Собственно, чего я вытащил этот стих? Чтобы обнаружить величие Ломоносова, достаточно просто сунуть нос в оглавление книги его стихов. И сразу выясняется, что это был интеллектуал, та редкая порода нашего русского интеллектуала, которая ведет свои раскопки не для демонстраций и блеска, а исключительно для себя, так как это интересно в первую очередь ему. Он хочет быть в окружении своих друзей и собеседников по чину — переводит то из Гомера, то из Горация, то из Вергилия, Овидия, то из Сенеки, то из Лукреция, не говоря уж о младших современниках — Буало, Фенелоне или Руссо. Я люблю его оды, потому что в них есть и мне свойственная некая театральность, и дух парения. На лекциях я люблю, читая отрывки из “Оды на взятие Хотина”, рассказывать об истории ее возникновения. Кто бы мог подумать: ведь практически написано по газетным реляциям, и, похоже, никаких сражений сам Ломоносов нигде никогда не видел. Но гений всегда прав, и слово его всеобъемлюще. А “Кузнечик” для меня иллюстрирует другую сторону жизни этого поморского мужика в парике, лентах и придворном кафтане. Оно ведь с каким пояснением подано? “Стихи, сочиненные на дороге в Петергоф, когда я в 1761 году ехал просить о подписании привилегии для Академии, быв много раз прежде за тем же ”. Сколько в этой ремарке отчаяния и грусти по уходящей жизни!

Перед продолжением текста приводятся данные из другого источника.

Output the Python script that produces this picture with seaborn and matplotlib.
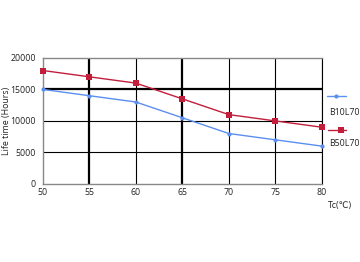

Прежде чем представить себе тряскую дорогу, не очень хорошую карету, колеблющуюся на английских рессорах и ремнях, как шлюпка в бурю, духоту и неизбежную пыль, тесный камзол, жабо, которое ни в коем случае нельзя запачкать, манжеты, прикрывающие пальцы, все такое маркое и воздушное, шелковые чулки на тучных ногах, башмаки, которые неизбежно жали, — прежде чем представить все это, вспомним и очевидный ему, логику и государственнику, повод для поездки: ведь все равно подпишут, потому что не такая это власть, где ничего не понимают. Но надо опять ехать, стоять, улыбаться, унижаться, изображать из себя аристократа, остроумца и эрудита, никому не уступать, ведь при дворе только у сильных сила. Боже мой, и сколько же ему надо было просить! И сколько же он просил, сколько написал писем и рапортов, чтобы жизнь сделалась привольнее и умнее. Он просил себе звание, просил жалованье, просил убрать неучей, он переписывался об академическом (как раньше, так и теперь) воровстве. Он писал и выскребал оды на тезоименитства, надписи для фейерверков по торжественным случаям. Он выпрашивал деньги на инструменты и на химическую лабораторию. Как он раздражен этой постоянной необходимостью просить! Жизнь проходит, а над каретой, вокруг, без него, без его расслабленной воли, бьется и живет тварный мир.